*What to do*: From the first line of the data below through the line bearing "V1310 M837,1157 H875", reproduce each line exactly; do not include pictures.

*Information shown*:
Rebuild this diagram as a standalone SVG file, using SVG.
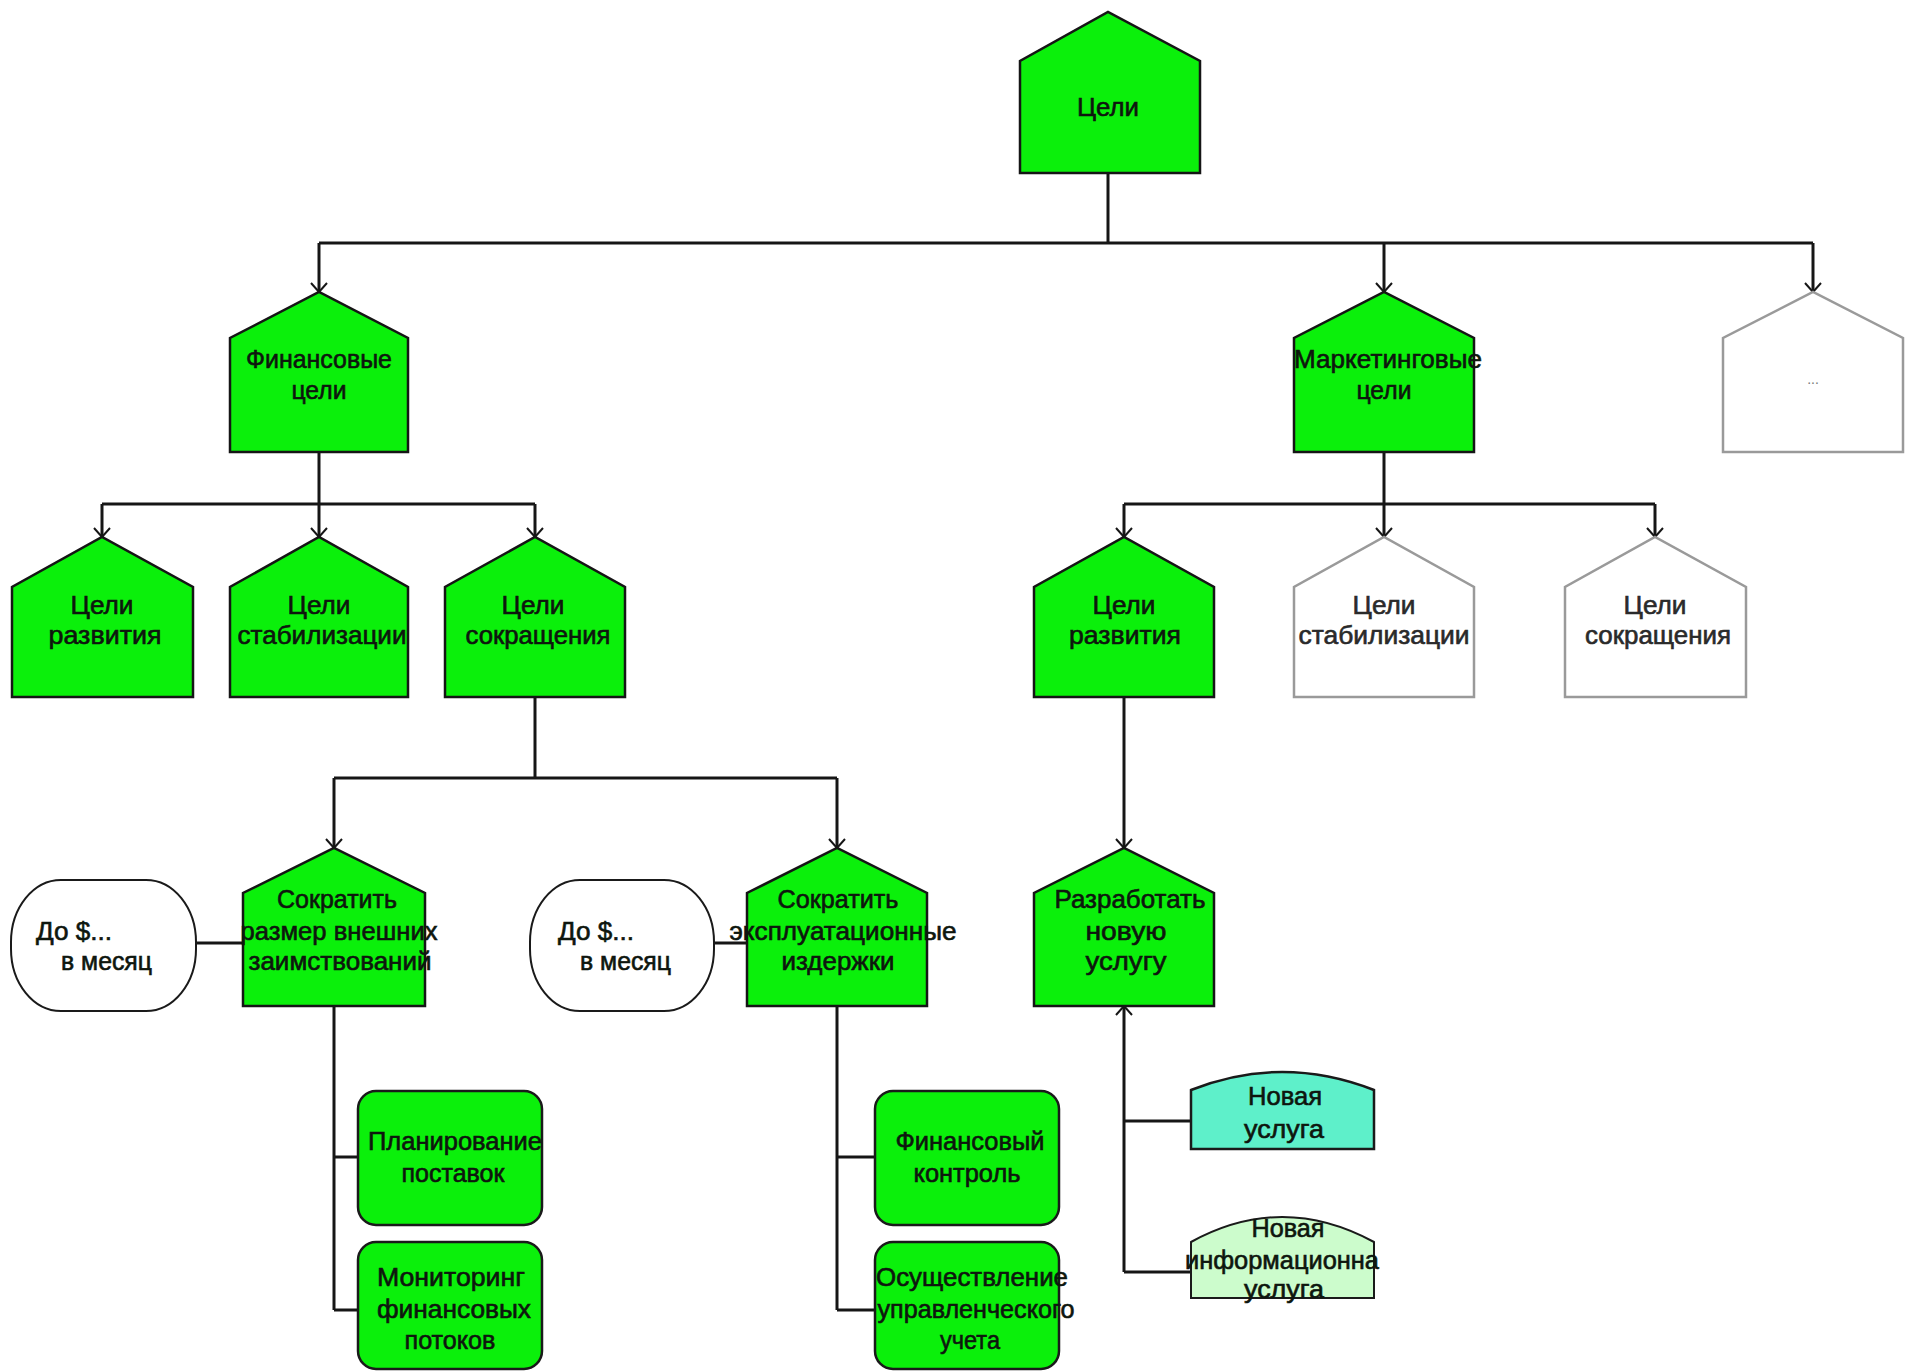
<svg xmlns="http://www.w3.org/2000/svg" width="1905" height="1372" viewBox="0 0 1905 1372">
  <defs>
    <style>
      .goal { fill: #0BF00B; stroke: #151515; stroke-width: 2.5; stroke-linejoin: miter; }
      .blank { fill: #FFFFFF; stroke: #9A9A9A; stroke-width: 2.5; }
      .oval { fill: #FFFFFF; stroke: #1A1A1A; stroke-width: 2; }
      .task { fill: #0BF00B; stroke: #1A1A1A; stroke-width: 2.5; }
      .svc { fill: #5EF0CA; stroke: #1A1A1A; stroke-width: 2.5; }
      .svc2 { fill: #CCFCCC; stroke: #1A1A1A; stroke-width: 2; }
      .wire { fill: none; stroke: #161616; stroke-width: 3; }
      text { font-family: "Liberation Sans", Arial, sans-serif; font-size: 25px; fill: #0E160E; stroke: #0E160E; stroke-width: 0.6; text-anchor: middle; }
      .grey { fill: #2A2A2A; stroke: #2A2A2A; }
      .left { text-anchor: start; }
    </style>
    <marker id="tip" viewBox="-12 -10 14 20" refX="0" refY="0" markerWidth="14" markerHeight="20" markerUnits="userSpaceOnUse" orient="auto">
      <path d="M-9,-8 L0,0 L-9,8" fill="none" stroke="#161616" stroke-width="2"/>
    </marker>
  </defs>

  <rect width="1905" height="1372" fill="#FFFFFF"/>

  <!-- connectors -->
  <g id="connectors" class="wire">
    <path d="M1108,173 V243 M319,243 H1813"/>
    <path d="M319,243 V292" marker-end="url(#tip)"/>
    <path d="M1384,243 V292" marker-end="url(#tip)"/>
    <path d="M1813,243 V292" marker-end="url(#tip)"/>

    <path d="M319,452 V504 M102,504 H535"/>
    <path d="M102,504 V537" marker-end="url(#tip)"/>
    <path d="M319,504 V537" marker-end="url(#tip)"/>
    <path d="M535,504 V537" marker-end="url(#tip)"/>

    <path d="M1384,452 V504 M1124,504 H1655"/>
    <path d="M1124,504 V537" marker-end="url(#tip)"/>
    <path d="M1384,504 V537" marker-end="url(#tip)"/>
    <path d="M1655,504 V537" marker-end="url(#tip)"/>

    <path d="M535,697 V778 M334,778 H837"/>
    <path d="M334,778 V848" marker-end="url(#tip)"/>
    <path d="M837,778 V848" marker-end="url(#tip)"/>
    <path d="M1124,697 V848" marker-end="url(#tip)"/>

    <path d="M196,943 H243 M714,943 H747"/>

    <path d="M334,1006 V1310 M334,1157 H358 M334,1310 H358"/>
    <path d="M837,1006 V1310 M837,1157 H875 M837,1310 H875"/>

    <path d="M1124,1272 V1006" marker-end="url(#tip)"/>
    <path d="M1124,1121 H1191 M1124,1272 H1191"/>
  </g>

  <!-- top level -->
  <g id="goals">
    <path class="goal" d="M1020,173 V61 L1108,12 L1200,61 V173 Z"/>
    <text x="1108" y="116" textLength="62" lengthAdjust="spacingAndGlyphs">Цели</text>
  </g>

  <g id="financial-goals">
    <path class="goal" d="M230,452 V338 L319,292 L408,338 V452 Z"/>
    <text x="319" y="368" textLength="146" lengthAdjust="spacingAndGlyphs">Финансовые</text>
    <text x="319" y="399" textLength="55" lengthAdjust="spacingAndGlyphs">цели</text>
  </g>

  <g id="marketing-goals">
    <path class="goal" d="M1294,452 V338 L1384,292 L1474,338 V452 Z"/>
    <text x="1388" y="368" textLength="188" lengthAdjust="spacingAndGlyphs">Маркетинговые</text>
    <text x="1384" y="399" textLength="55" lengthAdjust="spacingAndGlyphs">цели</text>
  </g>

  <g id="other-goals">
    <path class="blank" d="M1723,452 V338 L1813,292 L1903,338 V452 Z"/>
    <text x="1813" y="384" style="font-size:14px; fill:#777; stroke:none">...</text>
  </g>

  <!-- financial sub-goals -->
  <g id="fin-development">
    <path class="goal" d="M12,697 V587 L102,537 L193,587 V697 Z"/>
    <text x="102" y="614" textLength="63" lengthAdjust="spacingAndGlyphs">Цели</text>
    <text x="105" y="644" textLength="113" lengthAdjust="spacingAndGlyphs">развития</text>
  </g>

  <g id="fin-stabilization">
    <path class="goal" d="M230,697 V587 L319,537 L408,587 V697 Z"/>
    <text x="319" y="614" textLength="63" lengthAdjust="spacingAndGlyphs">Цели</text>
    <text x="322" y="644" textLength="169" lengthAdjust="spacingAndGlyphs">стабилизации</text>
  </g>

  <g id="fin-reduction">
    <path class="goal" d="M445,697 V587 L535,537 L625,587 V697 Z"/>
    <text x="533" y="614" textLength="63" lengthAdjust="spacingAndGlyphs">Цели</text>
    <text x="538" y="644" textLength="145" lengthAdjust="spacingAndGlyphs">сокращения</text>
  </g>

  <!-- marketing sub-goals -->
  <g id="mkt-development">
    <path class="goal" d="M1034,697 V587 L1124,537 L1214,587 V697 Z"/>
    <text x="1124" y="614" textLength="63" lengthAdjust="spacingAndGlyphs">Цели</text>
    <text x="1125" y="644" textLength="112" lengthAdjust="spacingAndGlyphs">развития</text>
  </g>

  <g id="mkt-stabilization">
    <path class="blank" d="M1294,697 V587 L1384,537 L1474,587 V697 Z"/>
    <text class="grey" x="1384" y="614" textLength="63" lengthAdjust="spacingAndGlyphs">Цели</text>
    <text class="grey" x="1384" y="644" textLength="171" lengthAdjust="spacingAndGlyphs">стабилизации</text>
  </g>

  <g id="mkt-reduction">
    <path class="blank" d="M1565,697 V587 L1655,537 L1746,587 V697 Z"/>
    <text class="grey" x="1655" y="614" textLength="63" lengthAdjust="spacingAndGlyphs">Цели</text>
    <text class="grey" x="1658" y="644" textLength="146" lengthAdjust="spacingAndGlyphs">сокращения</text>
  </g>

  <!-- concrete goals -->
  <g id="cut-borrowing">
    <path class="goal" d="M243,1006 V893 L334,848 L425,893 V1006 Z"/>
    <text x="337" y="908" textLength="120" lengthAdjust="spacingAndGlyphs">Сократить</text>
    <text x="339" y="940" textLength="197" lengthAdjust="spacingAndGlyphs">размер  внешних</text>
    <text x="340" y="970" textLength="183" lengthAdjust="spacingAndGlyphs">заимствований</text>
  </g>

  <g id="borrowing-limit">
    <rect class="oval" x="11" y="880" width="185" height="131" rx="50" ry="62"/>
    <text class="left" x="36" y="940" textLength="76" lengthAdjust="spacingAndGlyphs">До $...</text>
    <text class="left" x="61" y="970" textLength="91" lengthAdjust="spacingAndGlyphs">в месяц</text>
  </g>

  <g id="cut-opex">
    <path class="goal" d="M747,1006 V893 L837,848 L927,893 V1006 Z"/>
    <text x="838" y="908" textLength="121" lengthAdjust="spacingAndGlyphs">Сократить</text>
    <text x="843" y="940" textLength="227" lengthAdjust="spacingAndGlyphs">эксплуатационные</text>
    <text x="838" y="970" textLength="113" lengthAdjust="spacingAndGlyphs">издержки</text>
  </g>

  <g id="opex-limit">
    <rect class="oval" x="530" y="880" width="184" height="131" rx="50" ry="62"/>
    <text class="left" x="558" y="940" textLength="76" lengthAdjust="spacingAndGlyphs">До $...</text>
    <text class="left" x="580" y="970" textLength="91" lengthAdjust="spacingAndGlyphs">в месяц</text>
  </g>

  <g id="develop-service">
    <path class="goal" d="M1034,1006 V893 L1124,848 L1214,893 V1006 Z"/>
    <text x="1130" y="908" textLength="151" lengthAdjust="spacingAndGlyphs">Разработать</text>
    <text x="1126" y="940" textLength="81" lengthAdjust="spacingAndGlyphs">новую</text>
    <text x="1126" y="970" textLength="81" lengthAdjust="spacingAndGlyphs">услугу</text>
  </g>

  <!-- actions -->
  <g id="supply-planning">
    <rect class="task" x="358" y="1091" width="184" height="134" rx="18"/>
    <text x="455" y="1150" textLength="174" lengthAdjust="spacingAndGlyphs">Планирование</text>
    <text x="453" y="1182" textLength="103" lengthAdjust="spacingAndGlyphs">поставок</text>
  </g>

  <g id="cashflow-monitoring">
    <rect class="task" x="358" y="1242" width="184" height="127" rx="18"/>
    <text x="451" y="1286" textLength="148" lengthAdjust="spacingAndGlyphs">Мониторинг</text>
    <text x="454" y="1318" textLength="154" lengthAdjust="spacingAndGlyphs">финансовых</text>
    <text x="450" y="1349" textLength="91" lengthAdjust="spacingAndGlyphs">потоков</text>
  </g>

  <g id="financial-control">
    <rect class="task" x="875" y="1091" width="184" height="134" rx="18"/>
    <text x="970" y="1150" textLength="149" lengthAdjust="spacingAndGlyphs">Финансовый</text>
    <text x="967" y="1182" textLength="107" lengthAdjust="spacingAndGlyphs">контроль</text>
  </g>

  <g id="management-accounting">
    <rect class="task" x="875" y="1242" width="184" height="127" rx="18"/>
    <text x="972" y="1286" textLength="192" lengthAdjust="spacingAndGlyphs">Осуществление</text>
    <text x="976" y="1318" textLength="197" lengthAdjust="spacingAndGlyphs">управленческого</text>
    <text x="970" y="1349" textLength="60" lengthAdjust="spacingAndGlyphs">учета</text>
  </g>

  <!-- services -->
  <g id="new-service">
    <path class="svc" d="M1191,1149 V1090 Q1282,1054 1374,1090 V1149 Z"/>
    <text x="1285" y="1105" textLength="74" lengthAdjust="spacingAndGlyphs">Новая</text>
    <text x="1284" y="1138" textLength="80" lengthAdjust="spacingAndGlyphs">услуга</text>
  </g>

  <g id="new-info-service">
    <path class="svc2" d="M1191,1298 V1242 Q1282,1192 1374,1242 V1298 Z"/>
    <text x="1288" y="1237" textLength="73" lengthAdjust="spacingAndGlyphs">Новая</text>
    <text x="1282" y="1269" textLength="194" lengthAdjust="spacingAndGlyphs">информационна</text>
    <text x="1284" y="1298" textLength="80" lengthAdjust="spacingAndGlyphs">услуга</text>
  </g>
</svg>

*Result*:
Rebuild this diagram as a standalone SVG file, using SVG.
<svg xmlns="http://www.w3.org/2000/svg" width="1905" height="1372" viewBox="0 0 1905 1372">
  <defs>
    <style>
      .goal { fill: #0BF00B; stroke: #151515; stroke-width: 2.5; stroke-linejoin: miter; }
      .blank { fill: #FFFFFF; stroke: #9A9A9A; stroke-width: 2.5; }
      .oval { fill: #FFFFFF; stroke: #1A1A1A; stroke-width: 2; }
      .task { fill: #0BF00B; stroke: #1A1A1A; stroke-width: 2.5; }
      .svc { fill: #5EF0CA; stroke: #1A1A1A; stroke-width: 2.5; }
      .svc2 { fill: #CCFCCC; stroke: #1A1A1A; stroke-width: 2; }
      .wire { fill: none; stroke: #161616; stroke-width: 3; }
      text { font-family: "Liberation Sans", Arial, sans-serif; font-size: 25px; fill: #0E160E; stroke: #0E160E; stroke-width: 0.6; text-anchor: middle; }
      .grey { fill: #2A2A2A; stroke: #2A2A2A; }
      .left { text-anchor: start; }
    </style>
    <marker id="tip" viewBox="-12 -10 14 20" refX="0" refY="0" markerWidth="14" markerHeight="20" markerUnits="userSpaceOnUse" orient="auto">
      <path d="M-9,-8 L0,0 L-9,8" fill="none" stroke="#161616" stroke-width="2"/>
    </marker>
  </defs>

  <rect width="1905" height="1372" fill="#FFFFFF"/>

  <!-- connectors -->
  <g id="connectors" class="wire">
    <path d="M1108,173 V243 M319,243 H1813"/>
    <path d="M319,243 V292" marker-end="url(#tip)"/>
    <path d="M1384,243 V292" marker-end="url(#tip)"/>
    <path d="M1813,243 V292" marker-end="url(#tip)"/>

    <path d="M319,452 V504 M102,504 H535"/>
    <path d="M102,504 V537" marker-end="url(#tip)"/>
    <path d="M319,504 V537" marker-end="url(#tip)"/>
    <path d="M535,504 V537" marker-end="url(#tip)"/>

    <path d="M1384,452 V504 M1124,504 H1655"/>
    <path d="M1124,504 V537" marker-end="url(#tip)"/>
    <path d="M1384,504 V537" marker-end="url(#tip)"/>
    <path d="M1655,504 V537" marker-end="url(#tip)"/>

    <path d="M535,697 V778 M334,778 H837"/>
    <path d="M334,778 V848" marker-end="url(#tip)"/>
    <path d="M837,778 V848" marker-end="url(#tip)"/>
    <path d="M1124,697 V848" marker-end="url(#tip)"/>

    <path d="M196,943 H243 M714,943 H747"/>

    <path d="M334,1006 V1310 M334,1157 H358 M334,1310 H358"/>
    <path d="M837,1006 V1310 M837,1157 H875 M837,1310 H875"/>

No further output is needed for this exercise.